I suspect first-quarter results (due out starting in about 3 weeks) are going to be exceptionally strong, as large gaps (in the past) of consumption over production have generally been consistent (in the modeling) with large jumps in profitability. And that gap is widening near the end of the quarter... probably to add to optimism as CEO's prepare their comments toward the 2nd quarter.
There is a "teeter-totter" like effect behind all this (and those following this blog for some time have undoubtedly picked up on this) in that the Production Index often moves conversely to the direction of the Consumption Index, and I have postulated in the past that those "converse" moves are often politically-driven... with positive effects to the Productive end of US society (and negative effects to the Consumptive end of US society) when Republicans (perceived as representing business & investor interests) get their way...and positive effects to the Consumptive end of US society (and negative effects to the Productive end of US society) when Democrats (perceived as representing consumer interests) get their way.

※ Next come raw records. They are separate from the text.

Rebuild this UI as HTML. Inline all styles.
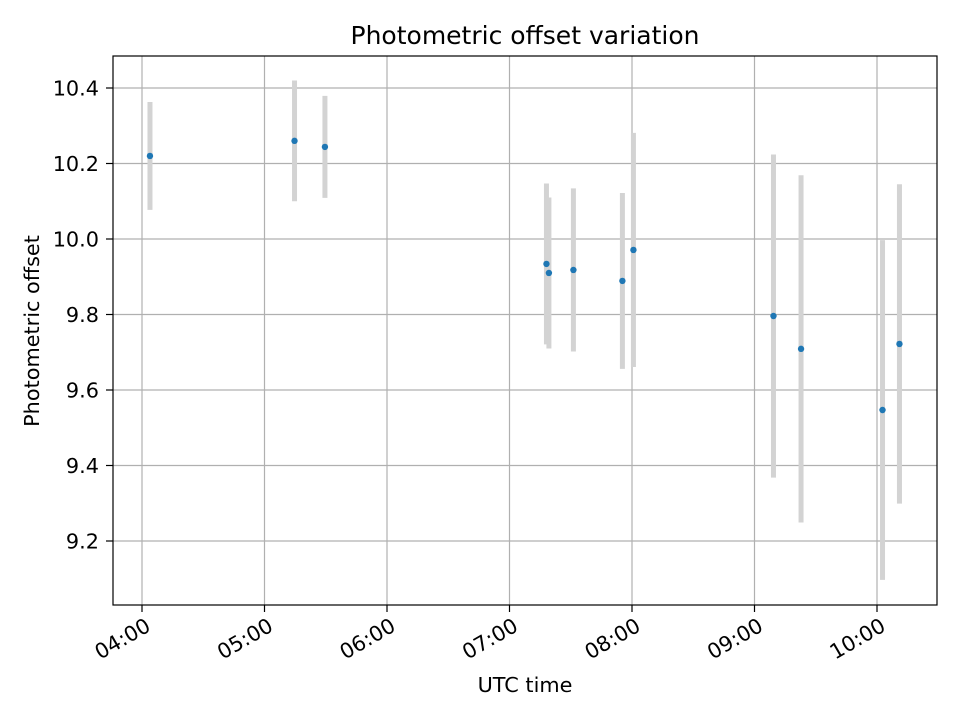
<!DOCTYPE html>
<html><head><meta charset="utf-8"><style>
body{margin:0;background:#fff}
svg text{font-family:"DejaVu Sans","Liberation Sans",sans-serif;fill:#000}
</style></head><body>
<svg id="chart" width="960" height="720" viewBox="0 0 960 720">
<rect width="960" height="720" fill="#fff"/>
<g id="grid"></g>
<g id="bars"></g>
<g id="pts"></g>
<rect x="113" y="56" width="824" height="549" fill="none" stroke="#000" stroke-width="1.2"/>
<g id="ticks"></g>
<text x="525" y="44" font-size="25" text-anchor="middle">Photometric offset variation</text>
<text x="525" y="692" font-size="20.8" text-anchor="middle">UTC time</text>
<text transform="translate(39,331) rotate(-90)" font-size="20.8" text-anchor="middle">Photometric offset</text>
</svg>
<script>
const minutes = [3.9, 14.7+60, 29.6+60, 198.1, 199.3, 211.3, 235.3, 240.7, 309.3, 322.8, 362.7, 371.0];
const offsets = [10.22, 10.26, 10.244, 9.934, 9.91, 9.918, 9.889, 9.971, 9.796, 9.709, 9.547, 9.722];
const errors = [0.143, 0.16, 0.135, 0.213, 0.20, 0.216, 0.233, 0.31, 0.428, 0.46, 0.45, 0.423];
const yTicks = [9.2, 9.4, 9.6, 9.8, 10.0, 10.2, 10.4];
const yTickLabels = ["9.2","9.4","9.6","9.8","10.0","10.2","10.4"];
const xTicks = [0, 60, 120, 180, 240, 300, 360];
const xTickLabels = ["04:00","05:00","06:00","07:00","08:00","09:00","10:00"];
const NS="http://www.w3.org/2000/svg";
function xs(m){return 142 + m*122.5/60;}
function ys(v){return 239 - (v-10.0)*377.5;}
function mk(tag, attrs, parent){const e=document.createElementNS(NS,tag);for(const k in attrs)e.setAttribute(k,attrs[k]);document.getElementById(parent).appendChild(e);return e;}
yTicks.forEach((v,i)=>{
  const y=ys(v);
  let g=mk('line',{x1:113,x2:937,y1:y,y2:y,stroke:'#b0b0b0','stroke-width':1.2},'grid');
  
  
  let t=mk('line',{x1:106,x2:113,y1:y,y2:y,stroke:'#000','stroke-width':1.2},'ticks');
  
  
  let l=mk('text',{x:99,y:y+7.5,'font-size':20.8,'text-anchor':'end'},'ticks');
  l.textContent=yTickLabels[i];
  
  
});
xTicks.forEach((m,i)=>{
  const x=xs(m);
  let g=mk('line',{x1:x,x2:x,y1:56,y2:605,stroke:'#b0b0b0','stroke-width':1.2},'grid');
  
  
  let t=mk('line',{x1:x,x2:x,y1:605,y2:612,stroke:'#000','stroke-width':1.2},'ticks');
  
  
  let l=mk('text',{transform:`translate(${x+2},${616}) rotate(-30)`,'font-size':20.8,'text-anchor':'end',y:16},'ticks');
  l.textContent=xTickLabels[i];
  
  
});
minutes.forEach((m,i)=>{
  const x=xs(m);
  let b=mk('line',{x1:x,x2:x,y1:ys(offsets[i]+errors[i]),y2:ys(offsets[i]-errors[i]),stroke:'#d3d3d3','stroke-width':5},'bars');
  
  
  let c=mk('circle',{cx:x,cy:ys(offsets[i]),r:3.2,fill:'#1f77b4'},'pts');
  
  
});
</script>
</body></html>
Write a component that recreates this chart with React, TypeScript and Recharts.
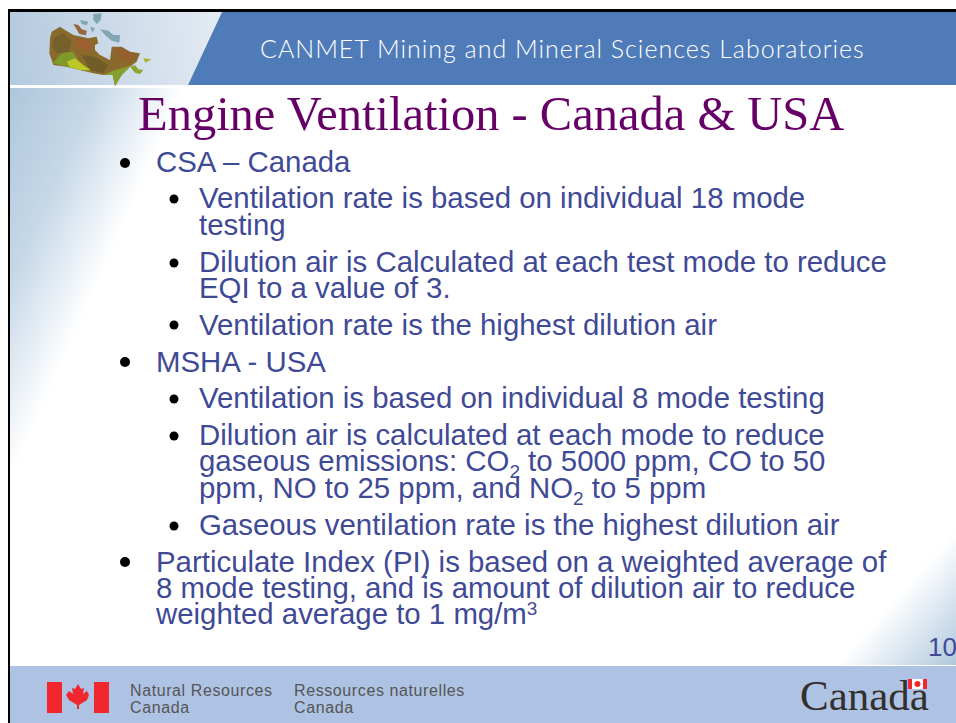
import { Dot, Polygon, Rectangle, Surface, Text } from "recharts";

const WIDTH = 956;
const HEIGHT = 723;

const HEADER_TITLE = "CANMET Mining and Mineral Sciences Laboratories";
const SLIDE_TITLE = "Engine Ventilation - Canada & USA";
const PAGE_NUMBER = "10";
const FOOTER_EN = ["Natural Resources", "Canada"];
const FOOTER_FR = ["Ressources naturelles", "Canada"];
const WORDMARK = "Canada";

type Run = { t: string; shift?: "sub" | "sup" };

const LEVEL_ONE = [
	{ bullet: 163, lines: [172], text: [[{ t: "CSA – Canada" }]] as Run[][] },
	{ bullet: 362, lines: [372], text: [[{ t: "MSHA - USA" }]] as Run[][] },
	{
		bullet: 562,
		lines: [572, 598, 624],
		text: [
			[{ t: "Particulate Index (PI) is based on a weighted average of" }],
			[{ t: "8 mode testing, and is amount of dilution air to reduce" }],
			[{ t: "weighted average to 1 mg/m" }, { t: "3", shift: "sup" }],
		] as Run[][],
	},
];

const LEVEL_TWO = [
	{
		bullet: 199,
		lines: [208, 235],
		text: [
			[{ t: "Ventilation rate is based on individual 18 mode" }],
			[{ t: "testing" }],
		] as Run[][],
	},
	{
		bullet: 263,
		lines: [272, 298],
		text: [
			[{ t: "Dilution air is Calculated at each test mode to reduce" }],
			[{ t: "EQI to a value of 3." }],
		] as Run[][],
	},
	{
		bullet: 325,
		lines: [335],
		text: [[{ t: "Ventilation rate is the highest dilution air" }]] as Run[][],
	},
	{
		bullet: 399,
		lines: [408],
		text: [[{ t: "Ventilation is based on individual 8 mode testing" }]] as Run[][],
	},
	{
		bullet: 436,
		lines: [445, 471, 498],
		text: [
			[{ t: "Dilution air is calculated at each mode to reduce" }],
			[
				{ t: "gaseous emissions: CO" },
				{ t: "2", shift: "sub" },
				{ t: " to 5000 ppm, CO to 50" },
			],
			[
				{ t: "ppm, NO to 25 ppm, and NO" },
				{ t: "2", shift: "sub" },
				{ t: " to 5 ppm" },
			],
		] as Run[][],
	},
	{
		bullet: 526,
		lines: [535],
		text: [[{ t: "Gaseous ventilation rate is the highest dilution air" }]] as Run[][],
	},
];

const pts = (list: number[][], k = 1, ox = 0, oy = 0) =>
	list.map(([x, y]) => ({ x: x * k + ox, y: y * k + oy }));
const mapPts = (list: number[][]) => pts(list, 1 / 3, 40, 10);

const MAP_MAIN = [
	[30, 85], [35, 65], [60, 50], [75, 60], [100, 75], [125, 80], [145, 85], [170, 80],
	[175, 100], [165, 105], [165, 120], [180, 135], [210, 150], [215, 110], [245, 110],
	[270, 125], [300, 130], [290, 155], [270, 170], [255, 185], [245, 195], [225, 228],
	[218, 195], [190, 195], [160, 190], [120, 180], [80, 170], [40, 165], [28, 130],
];
const MAP_DARK = [
	[40, 85], [70, 70], [95, 95], [85, 125], [50, 130], [36, 110],
];
const MAP_RUST = [
	[100, 85], [140, 90], [160, 100], [150, 120], [115, 115],
];
const MAP_RUST_EAST = [[220, 115], [245, 115], [290, 135], [270, 155], [235, 150]];
const MAP_DARK_SOUTH = [[125, 135], [165, 140], [205, 165], [190, 190], [150, 180]];
const MAP_GREEN = [
	[38, 160], [65, 130], [100, 125], [125, 170], [155, 185], [120, 180], [80, 170],
];
const MAP_LIME = [[80, 155], [105, 145], [130, 165], [152, 180], [120, 180], [90, 172]];
const MAP_ONTARIO = [
	[190, 195], [225, 180], [255, 172], [275, 165], [245, 195], [225, 228], [218, 195],
];
const MAP_BAFFIN = [[100, 42], [115, 45], [125, 58], [140, 62], [138, 76], [118, 72], [108, 55]];
const MAP_MARITIME = [[270, 170], [285, 165], [295, 178], [310, 180], [300, 192], [285, 188]];
const MAP_NEWFOUNDLAND = [[310, 145], [335, 148], [316, 158]];
const MAP_ARCTIC = [
	[[160, 12], [185, 10], [182, 30], [170, 42], [160, 30]],
	[[120, 30], [145, 35], [140, 46], [125, 42]],
	[[150, 50], [165, 55], [158, 68]],
	[[180, 58], [205, 62], [220, 75], [240, 75], [238, 98], [215, 92], [195, 75]],
];
const LEAF = [
	[78, 684], [81, 689], [84, 688], [83, 694], [87, 691], [89, 695], [87, 700],
	[79, 705], [79, 709], [77, 709], [77, 705], [69, 700], [66, 695], [69, 691],
	[73, 694], [72, 688], [75, 689],
];

const BODY = "#3f4a96";
const BODY_FONT = "'Liberation Sans', Arial, sans-serif";
const SERIF = "'Liberation Serif', 'Times New Roman', serif";

function Line({ x, y, runs }: { x: number; y: number; runs: Run[] }) {
	return (
		<text x={x} y={y} fill={BODY} fontFamily={BODY_FONT} fontSize={29.4} xmlSpace="preserve">
			{runs.map((r, i) => {
				if (!r.shift) {
					const prev = runs[i - 1]?.shift;
					const back = prev === "sub" ? -7 : prev === "sup" ? 9 : 0;
					return (
						<tspan key={i} dy={back}>
							{r.t}
						</tspan>
					);
				}
				return (
					<tspan key={i} fontSize={19} dy={r.shift === "sub" ? 7 : -9}>
						{r.t}
					</tspan>
				);
			})}
		</text>
	);
}

export default function App() {
	return (
		<div style={{ position: "absolute", left: 0, top: 0, width: WIDTH, height: HEIGHT, background: "#fff" }}>
			<Surface width={WIDTH} height={HEIGHT} viewBox={{ x: 0, y: 0, width: WIDTH, height: HEIGHT }}>
				<defs>
					<linearGradient id="leftFade" gradientUnits="userSpaceOnUse" x1={10} y1={88} x2={156} y2={153}>
						<stop offset="0" stopColor="#aec6dc" />
						<stop offset="0.5" stopColor="#c6d8e8" />
						<stop offset="1" stopColor="#ffffff" />
					</linearGradient>
					<linearGradient id="headFade" gradientUnits="userSpaceOnUse" x1={10} y1={60} x2={222} y2={30}>
						<stop offset="0" stopColor="#b4cadf" />
						<stop offset="1" stopColor="#e4ebf3" />
					</linearGradient>
					<linearGradient id="cornerFade" gradientUnits="userSpaceOnUse" x1={956} y1={665} x2={889} y2={605}>
						<stop offset="0" stopColor="#b0c8de" />
						<stop offset="1" stopColor="#ffffff" />
					</linearGradient>
				</defs>

				{/* slide frame and backgrounds */}
				<Rectangle x={8} y={9} width={948} height={714} fill="#000" />
				<Rectangle x={10} y={12} width={946} height={711} fill="#fff" />
				<Rectangle x={10} y={88} width={300} height={577} fill="url(#leftFade)" />
				<Rectangle x={700} y={450} width={256} height={215} fill="url(#cornerFade)" />
				<Polygon points={pts([[10, 12], [222, 12], [188, 85], [10, 85]])} fill="url(#headFade)" stroke="none" />
				<Polygon points={pts([[222, 12], [956, 12], [956, 85], [188, 85]])} fill="#4f7cb9" stroke="none" />
				<Rectangle x={10} y={85} width={946} height={3} fill="#fff" />

				{/* map of Canada */}
				<Polygon points={mapPts(MAP_MAIN)} fill="#8a6a2c" stroke="none" />
				<Polygon points={mapPts(MAP_DARK)} fill="#75602c" stroke="none" />
				<Polygon points={mapPts(MAP_RUST)} fill="#9c6030" stroke="none" />
				<Polygon points={mapPts(MAP_RUST_EAST)} fill="#94602e" stroke="none" />
				<Polygon points={mapPts(MAP_DARK_SOUTH)} fill="#6f5c28" stroke="none" />
				<Polygon points={mapPts(MAP_GREEN)} fill="#7f9a2a" stroke="none" />
				<Polygon points={mapPts(MAP_LIME)} fill="#bcc826" stroke="none" />
				<Polygon points={mapPts(MAP_ONTARIO)} fill="#86a02c" stroke="none" />
				<Polygon points={mapPts(MAP_BAFFIN)} fill="#96663a" stroke="none" />
				<Polygon points={mapPts(MAP_MARITIME)} fill="#8aa62c" stroke="none" />
				<Polygon points={mapPts(MAP_NEWFOUNDLAND)} fill="#a8b02e" stroke="none" />
				{MAP_ARCTIC.map((island, i) => (
					<Polygon key={i} points={mapPts(island)} fill="#7fa6b2" stroke="none" />
				))}

				<Text x={260} y={58} fill="#fff" fontFamily="Lato, sans-serif" fontWeight={300} fontSize={25} letterSpacing={1}>
					{HEADER_TITLE}
				</Text>
				<Text x={138} y={130} fill="#660066" fontFamily={SERIF} fontSize={48.5}>
					{SLIDE_TITLE}
				</Text>

				{LEVEL_ONE.map((item, i) => (
					<g key={i}>
						<Dot cx={125} cy={item.bullet} r={5} fill="#000" />
						{item.text.map((runs, j) => (
							<Line key={j} x={156} y={item.lines[j]} runs={runs} />
						))}
					</g>
				))}
				{LEVEL_TWO.map((item, i) => (
					<g key={i}>
						<Dot cx={174} cy={item.bullet} r={4.5} fill="#000" />
						{item.text.map((runs, j) => (
							<Line key={j} x={199} y={item.lines[j]} runs={runs} />
						))}
					</g>
				))}

				<Text x={928} y={656} fill={BODY} fontFamily={BODY_FONT} fontSize={26}>
					{PAGE_NUMBER}
				</Text>

				{/* footer */}
				<Rectangle x={10} y={666} width={946} height={57} fill="#aec3e3" />
				<Rectangle x={47} y={682} width={15} height={31} fill="#f0282e" />
				<Rectangle x={94} y={682} width={15} height={31} fill="#f0282e" />
				<Polygon points={pts(LEAF)} fill="#f0282e" stroke="none" />
				{FOOTER_EN.map((line, i) => (
					<Text key={i} x={130} y={696 + i * 17} fill="#555" fontFamily={BODY_FONT} fontSize={16} letterSpacing={0.6}>
						{line}
					</Text>
				))}
				{FOOTER_FR.map((line, i) => (
					<Text key={i} x={294} y={696 + i * 17} fill="#555" fontFamily={BODY_FONT} fontSize={16} letterSpacing={0.6}>
						{line}
					</Text>
				))}
				<Text x={800} y={710} fill="#33302e" fontFamily={SERIF} fontSize={43}>
					{WORDMARK}
				</Text>
				<Rectangle x={908} y={679} width={19} height={10} fill="#f0282e" />
				<Rectangle x={912} y={679} width={11} height={10} fill="#fff" />
				<Dot cx={917.5} cy={684} r={3} fill="#f0282e" />
			</Surface>
		</div>
	);
}
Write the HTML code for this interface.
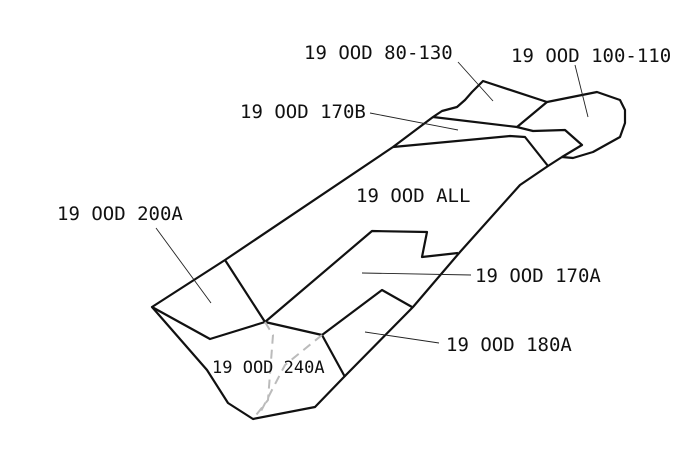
<!DOCTYPE html>
<html><head><meta charset="utf-8"><style>
html,body{margin:0;padding:0;background:#fff;}
svg{display:block;}
text{font-family:"DejaVu Sans Mono","Liberation Mono",monospace;font-size:19px;fill:#111;}
.b{fill:none;stroke:#111;stroke-width:2.2;stroke-linejoin:round;}
.l{stroke:#222;stroke-width:0.9;}
.d{fill:none;stroke:#bbb;stroke-width:2;stroke-dasharray:9 6;}
</style></head><body>
<svg width="697" height="451" viewBox="0 0 697 451">
<g>
<path class="b" d="M152,307 L225,260 L393,147 L433,117 L442,111 L457,107 L465,100 L472,92 L483,81 L547,102 L597,92 L620,100 L625,110 L625,123 L620,137 L593,152 L573,158 L562,157 L548,166 L520,185 L460,252 L413,307 L343,378 L315,407 L253,419 L228,403 L207,370 Z"/>
<path class="b" d="M433,117 L517,127 L547,102"/>
<path class="b" d="M517,127 L533,131 L565,130 L582,145 L562,157"/>
<path class="b" d="M393,147 L510,136 L525,137 L548,166"/>
<path class="b" d="M265,322 L372,231 L427,232 L422,257 L458,253"/>
<path class="b" d="M225,260 L265,322 L210,339 L152,307"/>
<path class="b" d="M265,322 L322,335 L345,377"/>
<path class="b" d="M322,335 L382,290 L412,307"/>
<path class="d" d="M265,322 L273,335 L268,400 L253,419"/>
<path class="d" d="M322,335 L285,365 L260,413"/>
</g>
<g>
<line class="l" x1="458" y1="62" x2="493" y2="101"/>
<line class="l" x1="575" y1="65" x2="588" y2="117"/>
<line class="l" x1="370" y1="113" x2="458" y2="130"/>
<line class="l" x1="156" y1="228" x2="211" y2="303"/>
<line class="l" x1="362" y1="273" x2="471" y2="275"/>
<line class="l" x1="365" y1="332" x2="439" y2="343"/>
</g>
<g>
<text x="304" y="59">19 OOD 80-130</text>
<text x="511" y="62">19 OOD 100-110</text>
<text x="240" y="118">19 OOD 170B</text>
<text x="356" y="202">19 OOD ALL</text>
<text x="57" y="220">19 OOD 200A</text>
<text x="475" y="282">19 OOD 170A</text>
<text x="446" y="351">19 OOD 180A</text>
<text x="212" y="373" style="font-size:17px">19 OOD 240A</text>
</g>
</svg>
</body></html>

We are now in a phase (have been the past 3 weeks) where that teeter-totter is strongly tipped in the consumers direction (thanks also both to accommodative Federal Reserve policy and stimulative governmental policy), which is consistent with good corporate profitability. (the direction of the "fulcrum" (mid-point) of that "teeter-totter" would also strongly consistent with economic direction in past data).
Also consistent in past data when the economic "teeter-totter" gets tipped strongly in the consumers direction (as it is today) is a bit of inflationary pressure and commodity-bullishness... which we are also seeing a little bit of in here too.